**Aim:** Copy out the data exactly, leaving the pictures behind.

══════════════════════════════

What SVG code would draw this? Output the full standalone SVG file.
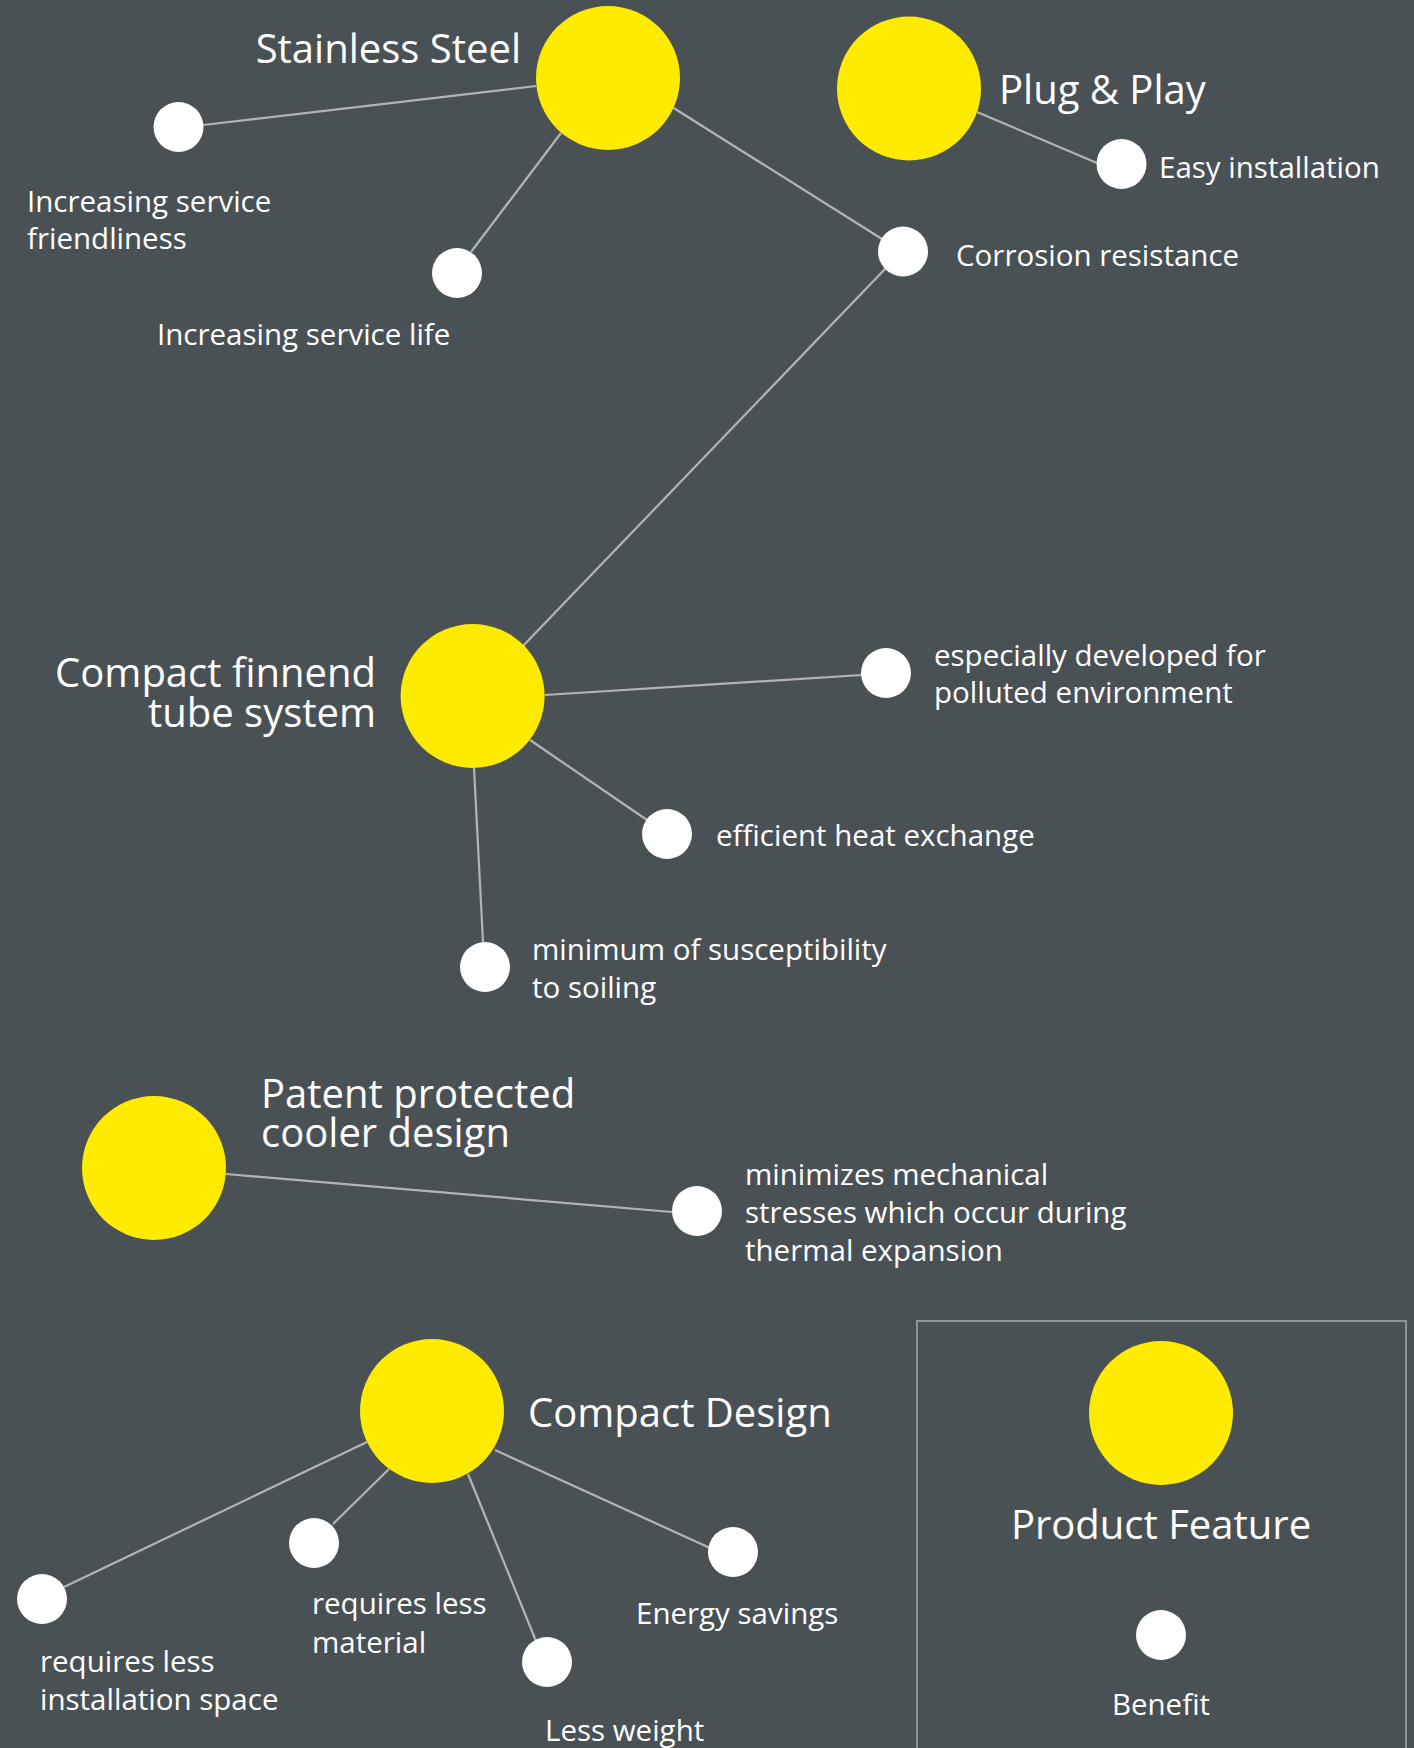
<svg xmlns="http://www.w3.org/2000/svg" width="1414" height="1748" viewBox="0 0 1414 1748">
<style>
.bg{fill:#4a5155}
.feat{fill:#ffeb00}
.ben{fill:#ffffff}
.conn line{stroke:#b4b4b4;stroke-width:2.2}
.t{font-family:"Open Sans","Liberation Sans",sans-serif;fill:#ffffff}
.title{font-size:40px}
.lbl{font-size:29.5px}
.legend{fill:none;stroke:#8c9496;stroke-width:2}
</style>
<rect class="bg" x="0" y="0" width="1414" height="1748"/>
<g id="connectors" class="conn">
<line x1="203" y1="125" x2="536" y2="86"/>
<line x1="471" y1="252" x2="561" y2="133"/>
<line x1="672" y1="107" x2="882" y2="239"/>
<line x1="977" y1="112" x2="1097" y2="163"/>
<line x1="886" y1="268" x2="522" y2="647"/>
<line x1="545" y1="695" x2="862" y2="675"/>
<line x1="530" y1="740" x2="647" y2="820"/>
<line x1="474" y1="768" x2="483" y2="942"/>
<line x1="226" y1="1174" x2="672" y2="1212"/>
<line x1="367" y1="1442" x2="64" y2="1587"/>
<line x1="389" y1="1469" x2="333" y2="1524"/>
<line x1="468" y1="1474" x2="536" y2="1641"/>
<line x1="495" y1="1450" x2="710" y2="1548"/>
</g>
<g id="stainless-steel">
<circle class="feat" cx="608" cy="78" r="72"/>
<text class="t title" x="521" y="63" text-anchor="end">Stainless Steel</text>
</g>
<g id="service-friendliness">
<circle class="ben" cx="178.5" cy="127" r="25"/>
<text class="t lbl" x="27" y="212">Increasing service</text>
<text class="t lbl" x="27" y="249">friendliness</text>
</g>
<g id="service-life">
<circle class="ben" cx="457" cy="273" r="25"/>
<text class="t lbl" x="157" y="345">Increasing service life</text>
</g>
<g id="plug-play">
<circle class="feat" cx="909" cy="88.5" r="72"/>
<text class="t title" x="999" y="104">Plug &amp; Play</text>
</g>
<g id="easy-installation">
<circle class="ben" cx="1121.5" cy="164" r="25"/>
<text class="t lbl" x="1159" y="178">Easy installation</text>
</g>
<g id="corrosion-resistance">
<circle class="ben" cx="903" cy="251.5" r="25"/>
<text class="t lbl" x="956" y="266">Corrosion resistance</text>
</g>
<g id="compact-finned">
<circle class="feat" cx="472.6" cy="696" r="72"/>
<text class="t title" x="376" y="687" text-anchor="end">Compact finnend</text>
<text class="t title" x="376" y="727" text-anchor="end">tube system</text>
</g>
<g id="polluted-environment">
<circle class="ben" cx="886" cy="673" r="25"/>
<text class="t lbl" x="934" y="666">especially developed for</text>
<text class="t lbl" x="934" y="703">polluted environment</text>
</g>
<g id="heat-exchange">
<circle class="ben" cx="667" cy="834" r="25"/>
<text class="t lbl" x="716" y="846">efficient heat exchange</text>
</g>
<g id="soiling">
<circle class="ben" cx="485" cy="967" r="25"/>
<text class="t lbl" x="532" y="960">minimum of susceptibility</text>
<text class="t lbl" x="532" y="998">to soiling</text>
</g>
<g id="patent-design">
<circle class="feat" cx="154" cy="1168" r="72"/>
<text class="t title" x="261" y="1108">Patent protected</text>
<text class="t title" x="261" y="1147">cooler design</text>
</g>
<g id="mechanical-stresses">
<circle class="ben" cx="697" cy="1211" r="25"/>
<text class="t lbl" x="745" y="1185">minimizes mechanical</text>
<text class="t lbl" x="745" y="1223">stresses which occur during</text>
<text class="t lbl" x="745" y="1261">thermal expansion</text>
</g>
<g id="compact-design">
<circle class="feat" cx="432" cy="1411" r="72"/>
<text class="t title" x="528" y="1427">Compact Design</text>
</g>
<g id="installation-space">
<circle class="ben" cx="42" cy="1599" r="25"/>
<text class="t lbl" x="40" y="1672">requires less</text>
<text class="t lbl" x="40" y="1710">installation space</text>
</g>
<g id="less-material">
<circle class="ben" cx="314" cy="1543" r="25"/>
<text class="t lbl" x="312" y="1614">requires less</text>
<text class="t lbl" x="312" y="1653">material</text>
</g>
<g id="less-weight">
<circle class="ben" cx="547" cy="1662" r="25"/>
<text class="t lbl" x="545" y="1741">Less weight</text>
</g>
<g id="energy-savings">
<circle class="ben" cx="733" cy="1552" r="25"/>
<text class="t lbl" x="636" y="1624">Energy savings</text>
</g>
<g id="legend">
<rect class="legend" x="917" y="1321" width="489" height="440"/>
<circle class="feat" cx="1161" cy="1413" r="72"/>
<text class="t title" x="1161" y="1539" text-anchor="middle">Product Feature</text>
<circle class="ben" cx="1161" cy="1635" r="25"/>
<text class="t lbl" x="1161" y="1715" text-anchor="middle">Benefit</text>
</g>
</svg>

══════════════════════════════

**Result for this exercise:**
What SVG code would draw this? Output the full standalone SVG file.
<svg xmlns="http://www.w3.org/2000/svg" width="1414" height="1748" viewBox="0 0 1414 1748">
<style>
.bg{fill:#4a5155}
.feat{fill:#ffeb00}
.ben{fill:#ffffff}
.conn line{stroke:#b4b4b4;stroke-width:2.2}
.t{font-family:"Open Sans","Liberation Sans",sans-serif;fill:#ffffff}
.title{font-size:40px}
.lbl{font-size:29.5px}
.legend{fill:none;stroke:#8c9496;stroke-width:2}
</style>
<rect class="bg" x="0" y="0" width="1414" height="1748"/>
<g id="connectors" class="conn">
<line x1="203" y1="125" x2="536" y2="86"/>
<line x1="471" y1="252" x2="561" y2="133"/>
<line x1="672" y1="107" x2="882" y2="239"/>
<line x1="977" y1="112" x2="1097" y2="163"/>
<line x1="886" y1="268" x2="522" y2="647"/>
<line x1="545" y1="695" x2="862" y2="675"/>
<line x1="530" y1="740" x2="647" y2="820"/>
<line x1="474" y1="768" x2="483" y2="942"/>
<line x1="226" y1="1174" x2="672" y2="1212"/>
<line x1="367" y1="1442" x2="64" y2="1587"/>
<line x1="389" y1="1469" x2="333" y2="1524"/>
<line x1="468" y1="1474" x2="536" y2="1641"/>
<line x1="495" y1="1450" x2="710" y2="1548"/>
</g>
<g id="stainless-steel">
<circle class="feat" cx="608" cy="78" r="72"/>
<text class="t title" x="521" y="63" text-anchor="end">Stainless Steel</text>
</g>
<g id="service-friendliness">
<circle class="ben" cx="178.5" cy="127" r="25"/>
<text class="t lbl" x="27" y="212">Increasing service</text>
<text class="t lbl" x="27" y="249">friendliness</text>
</g>
<g id="service-life">
<circle class="ben" cx="457" cy="273" r="25"/>
<text class="t lbl" x="157" y="345">Increasing service life</text>
</g>
<g id="plug-play">
<circle class="feat" cx="909" cy="88.5" r="72"/>
<text class="t title" x="999" y="104">Plug &amp; Play</text>
</g>
<g id="easy-installation">
<circle class="ben" cx="1121.5" cy="164" r="25"/>
<text class="t lbl" x="1159" y="178">Easy installation</text>
</g>
<g id="corrosion-resistance">
<circle class="ben" cx="903" cy="251.5" r="25"/>
<text class="t lbl" x="956" y="266">Corrosion resistance</text>
</g>
<g id="compact-finned">
<circle class="feat" cx="472.6" cy="696" r="72"/>
<text class="t title" x="376" y="687" text-anchor="end">Compact finnend</text>
<text class="t title" x="376" y="727" text-anchor="end">tube system</text>
</g>
<g id="polluted-environment">
<circle class="ben" cx="886" cy="673" r="25"/>
<text class="t lbl" x="934" y="666">especially developed for</text>
<text class="t lbl" x="934" y="703">polluted environment</text>
</g>
<g id="heat-exchange">
<circle class="ben" cx="667" cy="834" r="25"/>
<text class="t lbl" x="716" y="846">efficient heat exchange</text>
</g>
<g id="soiling">
<circle class="ben" cx="485" cy="967" r="25"/>
<text class="t lbl" x="532" y="960">minimum of susceptibility</text>
<text class="t lbl" x="532" y="998">to soiling</text>
</g>
<g id="patent-design">
<circle class="feat" cx="154" cy="1168" r="72"/>
<text class="t title" x="261" y="1108">Patent protected</text>
<text class="t title" x="261" y="1147">cooler design</text>
</g>
<g id="mechanical-stresses">
<circle class="ben" cx="697" cy="1211" r="25"/>
<text class="t lbl" x="745" y="1185">minimizes mechanical</text>
<text class="t lbl" x="745" y="1223">stresses which occur during</text>
<text class="t lbl" x="745" y="1261">thermal expansion</text>
</g>
<g id="compact-design">
<circle class="feat" cx="432" cy="1411" r="72"/>
<text class="t title" x="528" y="1427">Compact Design</text>
</g>
<g id="installation-space">
<circle class="ben" cx="42" cy="1599" r="25"/>
<text class="t lbl" x="40" y="1672">requires less</text>
<text class="t lbl" x="40" y="1710">installation space</text>
</g>
<g id="less-material">
<circle class="ben" cx="314" cy="1543" r="25"/>
<text class="t lbl" x="312" y="1614">requires less</text>
<text class="t lbl" x="312" y="1653">material</text>
</g>
<g id="less-weight">
<circle class="ben" cx="547" cy="1662" r="25"/>
<text class="t lbl" x="545" y="1741">Less weight</text>
</g>
<g id="energy-savings">
<circle class="ben" cx="733" cy="1552" r="25"/>
<text class="t lbl" x="636" y="1624">Energy savings</text>
</g>
<g id="legend">
<rect class="legend" x="917" y="1321" width="489" height="440"/>
<circle class="feat" cx="1161" cy="1413" r="72"/>
<text class="t title" x="1161" y="1539" text-anchor="middle">Product Feature</text>
<circle class="ben" cx="1161" cy="1635" r="25"/>
<text class="t lbl" x="1161" y="1715" text-anchor="middle">Benefit</text>
</g>
</svg>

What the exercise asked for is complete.